Lager pictures and photographs may be displayed to advantage at the front of the classroom. Pictures and photograph have the greatest value for what they are designed to illustrate if used at the time when explanations or comments are being made on them.
Charts represent desirable permanent equipment for teaching purposes. To achieve the best results, they should be in a natural colour, large enough and sufficiently clear to be seen easily from all parts of the classroom.
Good charts may be constructed rapidly by using either of the following methods:-
- Tracking a magnified image.
- Using a photograph to magnify a diagram map or sketch, filling filmstrips and slides.
Films, filmstrips and slides should be closely integrated with standard lesson procedure and not used merely as embroidery or entertainment.
For a successful use the teacher should be thoroughly familiar with the filmstrips or slides and should indicate to the class the specific areas to be observed. The relevance of these features to the lesson or lessons should be pointed out.
It is customary to show films without interruption and the showing with discussion. With the answering of questions asked prior to the showing or with the types or recapitulation since filmstrips or slides represent forms of “still pictures frequently, they requires preference by teachers for their flexibility and adaptability.
The Essential characteristics of good visual aids are:-
The pictures, maps and charts should be attractive and with suitable colour
Writing must be large enough and clear enough to be easily read from the back of the class
It must be neat (Pencil lines on board will help).
It is logically arranged, in short, clear steps (a model for exercise book e.g.
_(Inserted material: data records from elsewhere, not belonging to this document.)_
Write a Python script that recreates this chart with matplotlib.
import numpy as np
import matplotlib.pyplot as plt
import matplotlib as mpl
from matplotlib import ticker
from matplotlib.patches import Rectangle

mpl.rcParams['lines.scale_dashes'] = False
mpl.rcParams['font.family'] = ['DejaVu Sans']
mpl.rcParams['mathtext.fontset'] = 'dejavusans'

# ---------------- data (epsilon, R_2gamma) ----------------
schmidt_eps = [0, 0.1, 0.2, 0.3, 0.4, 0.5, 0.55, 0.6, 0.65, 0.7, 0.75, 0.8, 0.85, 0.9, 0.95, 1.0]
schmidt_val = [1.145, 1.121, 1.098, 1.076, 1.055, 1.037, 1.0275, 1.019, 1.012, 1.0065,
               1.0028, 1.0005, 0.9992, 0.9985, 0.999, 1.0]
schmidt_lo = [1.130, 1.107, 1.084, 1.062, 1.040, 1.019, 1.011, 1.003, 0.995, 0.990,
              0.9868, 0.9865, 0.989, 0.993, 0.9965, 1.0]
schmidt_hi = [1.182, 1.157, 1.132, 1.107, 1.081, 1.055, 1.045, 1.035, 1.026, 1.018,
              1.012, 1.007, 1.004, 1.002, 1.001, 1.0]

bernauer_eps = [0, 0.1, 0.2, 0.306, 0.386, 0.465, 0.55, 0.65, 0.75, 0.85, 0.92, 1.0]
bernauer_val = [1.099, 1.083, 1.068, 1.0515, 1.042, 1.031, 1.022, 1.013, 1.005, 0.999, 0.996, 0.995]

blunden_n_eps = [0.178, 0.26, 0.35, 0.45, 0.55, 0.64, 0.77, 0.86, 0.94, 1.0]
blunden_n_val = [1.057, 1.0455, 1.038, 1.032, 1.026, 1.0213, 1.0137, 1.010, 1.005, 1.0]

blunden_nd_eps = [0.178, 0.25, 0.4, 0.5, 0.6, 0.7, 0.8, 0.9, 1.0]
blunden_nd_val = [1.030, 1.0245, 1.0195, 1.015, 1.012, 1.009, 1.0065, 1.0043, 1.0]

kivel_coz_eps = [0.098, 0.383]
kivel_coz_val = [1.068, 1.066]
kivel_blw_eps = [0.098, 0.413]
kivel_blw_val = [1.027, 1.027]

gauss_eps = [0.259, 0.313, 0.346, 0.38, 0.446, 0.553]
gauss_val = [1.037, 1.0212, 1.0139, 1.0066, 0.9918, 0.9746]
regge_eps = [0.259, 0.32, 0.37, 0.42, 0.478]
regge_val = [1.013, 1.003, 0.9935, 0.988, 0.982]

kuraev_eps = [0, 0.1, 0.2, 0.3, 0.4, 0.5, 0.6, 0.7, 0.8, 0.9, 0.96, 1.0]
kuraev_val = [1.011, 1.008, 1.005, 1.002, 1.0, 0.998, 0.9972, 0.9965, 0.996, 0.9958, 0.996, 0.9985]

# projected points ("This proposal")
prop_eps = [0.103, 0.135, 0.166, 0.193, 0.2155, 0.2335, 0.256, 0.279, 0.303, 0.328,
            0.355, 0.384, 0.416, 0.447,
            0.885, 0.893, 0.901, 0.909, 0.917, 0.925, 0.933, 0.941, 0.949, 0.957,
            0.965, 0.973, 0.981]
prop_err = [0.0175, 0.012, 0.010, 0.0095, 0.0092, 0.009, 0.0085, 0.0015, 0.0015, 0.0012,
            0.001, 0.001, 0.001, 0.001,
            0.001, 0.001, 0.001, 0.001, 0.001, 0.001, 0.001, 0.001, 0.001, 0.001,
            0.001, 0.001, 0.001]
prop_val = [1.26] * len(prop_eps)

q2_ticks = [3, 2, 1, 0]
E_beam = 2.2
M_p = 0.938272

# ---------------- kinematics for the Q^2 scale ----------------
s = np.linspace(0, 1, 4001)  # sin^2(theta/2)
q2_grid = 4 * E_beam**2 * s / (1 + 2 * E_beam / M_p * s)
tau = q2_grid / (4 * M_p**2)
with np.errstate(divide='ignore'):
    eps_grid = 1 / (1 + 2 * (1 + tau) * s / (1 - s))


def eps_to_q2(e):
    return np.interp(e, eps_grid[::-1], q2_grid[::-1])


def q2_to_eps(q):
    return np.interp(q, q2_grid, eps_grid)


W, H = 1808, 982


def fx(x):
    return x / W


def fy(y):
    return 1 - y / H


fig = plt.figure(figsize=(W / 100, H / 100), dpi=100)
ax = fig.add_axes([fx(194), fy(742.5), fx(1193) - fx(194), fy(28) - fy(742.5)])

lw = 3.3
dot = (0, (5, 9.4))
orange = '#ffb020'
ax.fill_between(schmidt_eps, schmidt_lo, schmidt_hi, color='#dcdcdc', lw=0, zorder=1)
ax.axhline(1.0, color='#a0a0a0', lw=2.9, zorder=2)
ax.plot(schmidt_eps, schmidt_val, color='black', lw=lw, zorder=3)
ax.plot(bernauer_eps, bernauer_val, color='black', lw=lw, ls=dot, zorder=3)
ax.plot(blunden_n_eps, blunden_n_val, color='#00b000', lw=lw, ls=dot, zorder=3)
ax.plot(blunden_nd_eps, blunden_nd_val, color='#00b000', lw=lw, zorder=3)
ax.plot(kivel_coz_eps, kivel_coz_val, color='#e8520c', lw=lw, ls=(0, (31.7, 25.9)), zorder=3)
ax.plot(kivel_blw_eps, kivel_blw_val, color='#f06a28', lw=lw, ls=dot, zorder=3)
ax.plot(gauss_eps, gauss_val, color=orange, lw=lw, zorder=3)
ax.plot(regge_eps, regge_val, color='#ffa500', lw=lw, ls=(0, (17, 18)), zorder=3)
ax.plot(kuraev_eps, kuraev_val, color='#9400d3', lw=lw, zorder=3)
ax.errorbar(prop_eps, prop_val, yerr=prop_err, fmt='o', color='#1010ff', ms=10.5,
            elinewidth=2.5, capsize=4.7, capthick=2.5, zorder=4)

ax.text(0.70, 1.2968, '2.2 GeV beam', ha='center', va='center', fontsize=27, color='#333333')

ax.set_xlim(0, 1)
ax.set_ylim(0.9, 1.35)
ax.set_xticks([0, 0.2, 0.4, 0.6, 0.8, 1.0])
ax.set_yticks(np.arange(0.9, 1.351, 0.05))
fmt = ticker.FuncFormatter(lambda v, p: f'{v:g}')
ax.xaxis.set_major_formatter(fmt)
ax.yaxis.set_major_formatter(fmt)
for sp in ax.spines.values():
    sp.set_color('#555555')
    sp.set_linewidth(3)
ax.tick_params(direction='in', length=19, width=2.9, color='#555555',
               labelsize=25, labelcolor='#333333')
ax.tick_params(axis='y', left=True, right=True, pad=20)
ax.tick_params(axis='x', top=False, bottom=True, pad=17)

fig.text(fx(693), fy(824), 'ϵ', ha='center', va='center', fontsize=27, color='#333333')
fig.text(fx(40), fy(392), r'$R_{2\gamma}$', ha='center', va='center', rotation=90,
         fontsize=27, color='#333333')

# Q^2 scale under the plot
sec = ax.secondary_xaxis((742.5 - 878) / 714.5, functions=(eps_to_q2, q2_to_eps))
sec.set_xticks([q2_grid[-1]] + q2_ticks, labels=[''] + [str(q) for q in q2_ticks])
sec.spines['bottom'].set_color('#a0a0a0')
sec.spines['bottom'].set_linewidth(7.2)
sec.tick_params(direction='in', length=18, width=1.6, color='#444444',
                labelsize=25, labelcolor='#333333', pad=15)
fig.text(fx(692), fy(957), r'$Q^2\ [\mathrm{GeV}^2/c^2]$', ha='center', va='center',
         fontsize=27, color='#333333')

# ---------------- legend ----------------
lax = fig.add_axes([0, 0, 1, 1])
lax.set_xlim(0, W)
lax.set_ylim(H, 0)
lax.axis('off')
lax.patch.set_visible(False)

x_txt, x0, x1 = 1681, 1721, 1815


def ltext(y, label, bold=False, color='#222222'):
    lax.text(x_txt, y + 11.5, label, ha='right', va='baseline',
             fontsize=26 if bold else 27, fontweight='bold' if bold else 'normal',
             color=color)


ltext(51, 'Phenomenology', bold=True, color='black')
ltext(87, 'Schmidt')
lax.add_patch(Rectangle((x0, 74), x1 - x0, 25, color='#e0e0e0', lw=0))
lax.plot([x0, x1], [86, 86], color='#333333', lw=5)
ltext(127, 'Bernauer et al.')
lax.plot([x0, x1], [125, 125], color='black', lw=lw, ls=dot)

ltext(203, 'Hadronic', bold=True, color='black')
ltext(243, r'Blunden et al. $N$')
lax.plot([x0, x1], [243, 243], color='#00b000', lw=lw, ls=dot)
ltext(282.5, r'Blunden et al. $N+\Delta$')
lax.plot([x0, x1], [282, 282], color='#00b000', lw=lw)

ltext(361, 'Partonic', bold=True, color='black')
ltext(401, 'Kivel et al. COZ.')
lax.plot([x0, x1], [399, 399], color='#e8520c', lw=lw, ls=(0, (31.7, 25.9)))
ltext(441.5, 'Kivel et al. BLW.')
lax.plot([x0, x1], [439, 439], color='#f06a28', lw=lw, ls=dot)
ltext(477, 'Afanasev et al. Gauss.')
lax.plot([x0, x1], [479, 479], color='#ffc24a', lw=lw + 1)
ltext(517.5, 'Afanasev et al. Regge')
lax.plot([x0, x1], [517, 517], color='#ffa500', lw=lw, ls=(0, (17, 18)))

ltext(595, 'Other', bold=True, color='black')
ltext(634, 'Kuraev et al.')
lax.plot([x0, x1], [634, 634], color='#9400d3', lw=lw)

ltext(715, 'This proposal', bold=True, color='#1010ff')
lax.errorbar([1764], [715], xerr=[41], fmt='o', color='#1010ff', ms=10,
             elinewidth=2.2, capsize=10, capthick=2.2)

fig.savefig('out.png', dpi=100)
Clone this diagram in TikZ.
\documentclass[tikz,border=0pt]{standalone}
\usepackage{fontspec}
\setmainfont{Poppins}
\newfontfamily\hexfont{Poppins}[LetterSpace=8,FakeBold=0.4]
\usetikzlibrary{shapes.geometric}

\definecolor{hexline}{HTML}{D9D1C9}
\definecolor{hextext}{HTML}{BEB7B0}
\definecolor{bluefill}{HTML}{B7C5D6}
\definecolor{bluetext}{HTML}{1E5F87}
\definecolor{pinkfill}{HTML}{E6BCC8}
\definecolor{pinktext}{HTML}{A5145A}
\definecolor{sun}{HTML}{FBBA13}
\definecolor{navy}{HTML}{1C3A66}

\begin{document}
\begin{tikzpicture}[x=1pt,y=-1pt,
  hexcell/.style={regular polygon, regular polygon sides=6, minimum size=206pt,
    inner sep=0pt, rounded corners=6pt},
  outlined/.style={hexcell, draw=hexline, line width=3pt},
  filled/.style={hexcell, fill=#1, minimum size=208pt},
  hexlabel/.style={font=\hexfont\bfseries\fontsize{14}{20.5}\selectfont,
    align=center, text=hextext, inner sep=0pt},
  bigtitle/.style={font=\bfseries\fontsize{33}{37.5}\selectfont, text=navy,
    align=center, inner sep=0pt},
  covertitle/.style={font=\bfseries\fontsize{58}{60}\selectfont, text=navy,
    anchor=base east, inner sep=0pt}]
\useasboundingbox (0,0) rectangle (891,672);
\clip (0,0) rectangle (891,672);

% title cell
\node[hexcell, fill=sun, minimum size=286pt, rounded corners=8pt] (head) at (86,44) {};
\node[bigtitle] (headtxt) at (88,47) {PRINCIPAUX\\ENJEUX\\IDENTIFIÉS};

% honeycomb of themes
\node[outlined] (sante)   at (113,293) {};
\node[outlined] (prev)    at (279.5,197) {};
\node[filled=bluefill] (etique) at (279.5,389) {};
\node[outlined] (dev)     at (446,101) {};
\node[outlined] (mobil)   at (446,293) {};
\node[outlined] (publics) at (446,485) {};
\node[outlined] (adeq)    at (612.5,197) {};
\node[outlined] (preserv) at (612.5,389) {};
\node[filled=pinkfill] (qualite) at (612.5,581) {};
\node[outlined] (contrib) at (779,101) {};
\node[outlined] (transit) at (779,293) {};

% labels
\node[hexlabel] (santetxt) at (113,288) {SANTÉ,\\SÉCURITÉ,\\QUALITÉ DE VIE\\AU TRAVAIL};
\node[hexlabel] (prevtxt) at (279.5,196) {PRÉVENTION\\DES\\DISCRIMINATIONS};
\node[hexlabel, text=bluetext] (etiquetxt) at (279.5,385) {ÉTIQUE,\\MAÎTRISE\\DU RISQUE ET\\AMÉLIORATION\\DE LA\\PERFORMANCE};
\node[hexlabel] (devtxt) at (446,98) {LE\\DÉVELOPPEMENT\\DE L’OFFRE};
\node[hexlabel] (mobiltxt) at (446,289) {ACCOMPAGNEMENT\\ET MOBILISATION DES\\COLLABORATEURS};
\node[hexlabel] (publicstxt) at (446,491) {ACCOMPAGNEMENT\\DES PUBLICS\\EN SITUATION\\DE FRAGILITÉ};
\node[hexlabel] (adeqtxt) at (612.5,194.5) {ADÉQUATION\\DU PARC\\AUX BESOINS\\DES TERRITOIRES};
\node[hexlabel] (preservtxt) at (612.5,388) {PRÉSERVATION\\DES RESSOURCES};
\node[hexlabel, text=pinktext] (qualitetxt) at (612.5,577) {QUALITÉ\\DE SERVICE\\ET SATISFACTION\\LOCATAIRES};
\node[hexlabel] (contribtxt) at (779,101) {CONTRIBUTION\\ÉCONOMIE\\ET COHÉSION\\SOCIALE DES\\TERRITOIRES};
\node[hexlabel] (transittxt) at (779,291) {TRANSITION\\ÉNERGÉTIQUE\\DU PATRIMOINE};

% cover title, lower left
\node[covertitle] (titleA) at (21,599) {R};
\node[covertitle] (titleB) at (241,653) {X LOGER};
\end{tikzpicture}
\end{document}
Mathematics and Geography)
The Charts and posters should be accurate in spacing and planning.
The figures and the letters should be well formed.
Objects and pictures should be big enough for children to see from their sitting places
There should be a great deal of pictures or materials to go round the children if possible
Apparatus must be accurately prepared and be ready before the lesson.
Let all pupils first see any materials or apparatus before individuals or age group can see it
All pictures on the television must be clear and the radio should have a clear sound.
When preparing apparatus, the correct, accurate language and spelling must be considered.
How the Audio Visual Aids Can Be Effectively Used
The following are some suggestions for effective use of audio visual material
- They should be relevant to the curriculum.
- They should be previewed or tried out in advance before use in the class.
- They should be taught, not merely shown. They should be useful not as mere decorations.
- Provision should be made for definite follow-ups.
- Records should be kept of the results obtained, evaluation should be made.
- Too many teaching aids should not be used at a time.
- The types of materials used should be within the knowledge and experience of children.
- They should be used in the classrooms or laboratory. Some schools have geography room, history room etc.
- They should be available when and where needed.
- All teaching aids should be tactically and technically correct.
- No one type or materials is best for all living situations. Each has a specific role in order to provide maximum effects.
For effective learning to take place the teacher ought to use audio-visual aids. There are a wide range of these aids ranging from illustrations on the blackboard to the more complex ones such as computers which was not treated in this unit. They all have their relevance depending on the situation. The important thing is that the teacher chooses the right aid and prepare well before the commencement of the class.